Aim of the exercise ->
Return the whole listing, line for line, without the pictures in it.

(Data items)
* begin *

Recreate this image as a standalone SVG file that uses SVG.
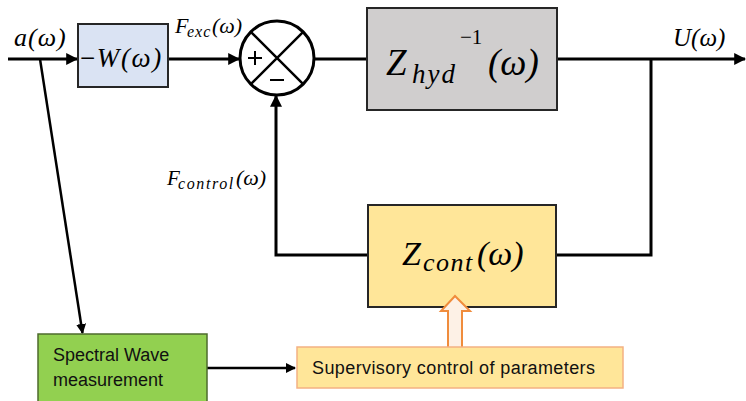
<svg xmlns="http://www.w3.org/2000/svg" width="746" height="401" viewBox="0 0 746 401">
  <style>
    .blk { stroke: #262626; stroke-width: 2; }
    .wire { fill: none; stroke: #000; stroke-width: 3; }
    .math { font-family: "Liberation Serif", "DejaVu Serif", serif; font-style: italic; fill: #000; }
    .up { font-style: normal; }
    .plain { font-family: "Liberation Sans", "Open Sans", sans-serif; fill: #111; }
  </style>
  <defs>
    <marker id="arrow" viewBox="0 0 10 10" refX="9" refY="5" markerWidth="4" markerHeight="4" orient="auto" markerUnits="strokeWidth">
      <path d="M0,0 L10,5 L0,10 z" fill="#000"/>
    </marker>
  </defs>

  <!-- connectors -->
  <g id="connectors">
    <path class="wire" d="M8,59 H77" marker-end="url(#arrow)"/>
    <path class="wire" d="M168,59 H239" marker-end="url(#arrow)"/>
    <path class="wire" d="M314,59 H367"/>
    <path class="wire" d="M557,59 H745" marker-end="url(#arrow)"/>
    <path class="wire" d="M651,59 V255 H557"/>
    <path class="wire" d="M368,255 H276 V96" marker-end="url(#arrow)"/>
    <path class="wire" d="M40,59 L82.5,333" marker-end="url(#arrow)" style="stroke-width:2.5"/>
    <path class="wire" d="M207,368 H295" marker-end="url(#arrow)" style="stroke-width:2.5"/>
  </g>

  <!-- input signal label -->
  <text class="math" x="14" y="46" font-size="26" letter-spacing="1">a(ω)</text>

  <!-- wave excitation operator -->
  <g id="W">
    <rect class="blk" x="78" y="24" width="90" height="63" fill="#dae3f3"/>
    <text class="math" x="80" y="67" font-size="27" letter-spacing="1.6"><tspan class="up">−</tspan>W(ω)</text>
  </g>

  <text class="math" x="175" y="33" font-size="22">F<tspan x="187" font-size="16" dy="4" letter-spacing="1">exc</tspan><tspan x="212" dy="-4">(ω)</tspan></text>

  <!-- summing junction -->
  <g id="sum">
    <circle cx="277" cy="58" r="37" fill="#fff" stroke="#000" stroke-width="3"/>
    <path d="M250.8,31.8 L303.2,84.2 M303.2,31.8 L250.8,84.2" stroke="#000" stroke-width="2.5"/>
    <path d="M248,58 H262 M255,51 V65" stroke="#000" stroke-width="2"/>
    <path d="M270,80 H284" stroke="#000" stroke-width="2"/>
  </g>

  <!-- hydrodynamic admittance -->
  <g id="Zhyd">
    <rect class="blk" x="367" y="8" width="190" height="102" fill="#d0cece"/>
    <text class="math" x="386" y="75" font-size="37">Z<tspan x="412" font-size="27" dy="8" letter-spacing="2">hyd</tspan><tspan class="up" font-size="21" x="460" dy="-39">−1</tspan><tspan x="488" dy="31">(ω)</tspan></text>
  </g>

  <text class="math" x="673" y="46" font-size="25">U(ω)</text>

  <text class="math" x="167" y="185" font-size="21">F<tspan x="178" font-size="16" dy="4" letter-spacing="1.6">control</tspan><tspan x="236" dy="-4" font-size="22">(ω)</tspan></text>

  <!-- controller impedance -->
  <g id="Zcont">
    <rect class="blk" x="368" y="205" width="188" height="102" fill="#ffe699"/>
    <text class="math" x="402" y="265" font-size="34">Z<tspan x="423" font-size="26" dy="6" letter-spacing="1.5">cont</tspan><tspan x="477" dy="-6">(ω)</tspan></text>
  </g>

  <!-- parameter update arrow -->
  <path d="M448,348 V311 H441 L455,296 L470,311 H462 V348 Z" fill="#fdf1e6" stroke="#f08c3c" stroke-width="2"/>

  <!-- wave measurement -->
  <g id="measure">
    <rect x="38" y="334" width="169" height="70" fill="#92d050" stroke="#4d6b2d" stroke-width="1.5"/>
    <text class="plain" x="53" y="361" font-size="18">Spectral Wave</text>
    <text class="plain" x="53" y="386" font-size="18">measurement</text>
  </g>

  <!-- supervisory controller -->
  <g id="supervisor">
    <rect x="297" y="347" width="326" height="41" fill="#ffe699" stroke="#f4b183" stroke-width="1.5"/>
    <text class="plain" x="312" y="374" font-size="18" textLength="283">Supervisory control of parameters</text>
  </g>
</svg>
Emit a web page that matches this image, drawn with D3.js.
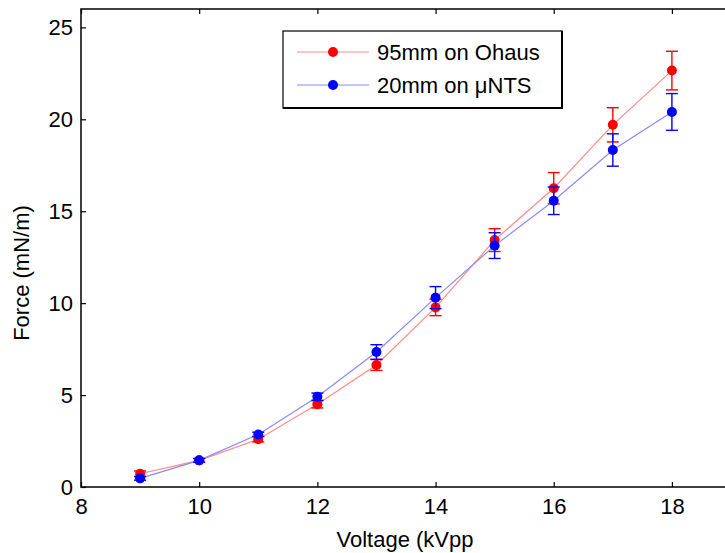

* end *

Solution to this task ->
Recreate this image as a standalone SVG file that uses SVG.
<svg xmlns="http://www.w3.org/2000/svg" width="746" height="401" viewBox="0 0 746 401">
  <style>
    .blk { stroke: #262626; stroke-width: 2; }
    .wire { fill: none; stroke: #000; stroke-width: 3; }
    .math { font-family: "Liberation Serif", "DejaVu Serif", serif; font-style: italic; fill: #000; }
    .up { font-style: normal; }
    .plain { font-family: "Liberation Sans", "Open Sans", sans-serif; fill: #111; }
  </style>
  <defs>
    <marker id="arrow" viewBox="0 0 10 10" refX="9" refY="5" markerWidth="4" markerHeight="4" orient="auto" markerUnits="strokeWidth">
      <path d="M0,0 L10,5 L0,10 z" fill="#000"/>
    </marker>
  </defs>

  <!-- connectors -->
  <g id="connectors">
    <path class="wire" d="M8,59 H77" marker-end="url(#arrow)"/>
    <path class="wire" d="M168,59 H239" marker-end="url(#arrow)"/>
    <path class="wire" d="M314,59 H367"/>
    <path class="wire" d="M557,59 H745" marker-end="url(#arrow)"/>
    <path class="wire" d="M651,59 V255 H557"/>
    <path class="wire" d="M368,255 H276 V96" marker-end="url(#arrow)"/>
    <path class="wire" d="M40,59 L82.5,333" marker-end="url(#arrow)" style="stroke-width:2.5"/>
    <path class="wire" d="M207,368 H295" marker-end="url(#arrow)" style="stroke-width:2.5"/>
  </g>

  <!-- input signal label -->
  <text class="math" x="14" y="46" font-size="26" letter-spacing="1">a(ω)</text>

  <!-- wave excitation operator -->
  <g id="W">
    <rect class="blk" x="78" y="24" width="90" height="63" fill="#dae3f3"/>
    <text class="math" x="80" y="67" font-size="27" letter-spacing="1.6"><tspan class="up">−</tspan>W(ω)</text>
  </g>

  <text class="math" x="175" y="33" font-size="22">F<tspan x="187" font-size="16" dy="4" letter-spacing="1">exc</tspan><tspan x="212" dy="-4">(ω)</tspan></text>

  <!-- summing junction -->
  <g id="sum">
    <circle cx="277" cy="58" r="37" fill="#fff" stroke="#000" stroke-width="3"/>
    <path d="M250.8,31.8 L303.2,84.2 M303.2,31.8 L250.8,84.2" stroke="#000" stroke-width="2.5"/>
    <path d="M248,58 H262 M255,51 V65" stroke="#000" stroke-width="2"/>
    <path d="M270,80 H284" stroke="#000" stroke-width="2"/>
  </g>

  <!-- hydrodynamic admittance -->
  <g id="Zhyd">
    <rect class="blk" x="367" y="8" width="190" height="102" fill="#d0cece"/>
    <text class="math" x="386" y="75" font-size="37">Z<tspan x="412" font-size="27" dy="8" letter-spacing="2">hyd</tspan><tspan class="up" font-size="21" x="460" dy="-39">−1</tspan><tspan x="488" dy="31">(ω)</tspan></text>
  </g>

  <text class="math" x="673" y="46" font-size="25">U(ω)</text>

  <text class="math" x="167" y="185" font-size="21">F<tspan x="178" font-size="16" dy="4" letter-spacing="1.6">control</tspan><tspan x="236" dy="-4" font-size="22">(ω)</tspan></text>

  <!-- controller impedance -->
  <g id="Zcont">
    <rect class="blk" x="368" y="205" width="188" height="102" fill="#ffe699"/>
    <text class="math" x="402" y="265" font-size="34">Z<tspan x="423" font-size="26" dy="6" letter-spacing="1.5">cont</tspan><tspan x="477" dy="-6">(ω)</tspan></text>
  </g>

  <!-- parameter update arrow -->
  <path d="M448,348 V311 H441 L455,296 L470,311 H462 V348 Z" fill="#fdf1e6" stroke="#f08c3c" stroke-width="2"/>

  <!-- wave measurement -->
  <g id="measure">
    <rect x="38" y="334" width="169" height="70" fill="#92d050" stroke="#4d6b2d" stroke-width="1.5"/>
    <text class="plain" x="53" y="361" font-size="18">Spectral Wave</text>
    <text class="plain" x="53" y="386" font-size="18">measurement</text>
  </g>

  <!-- supervisory controller -->
  <g id="supervisor">
    <rect x="297" y="347" width="326" height="41" fill="#ffe699" stroke="#f4b183" stroke-width="1.5"/>
    <text class="plain" x="312" y="374" font-size="18" textLength="283">Supervisory control of parameters</text>
  </g>
</svg>
Emit a web page that matches this image, drawn with D3.js.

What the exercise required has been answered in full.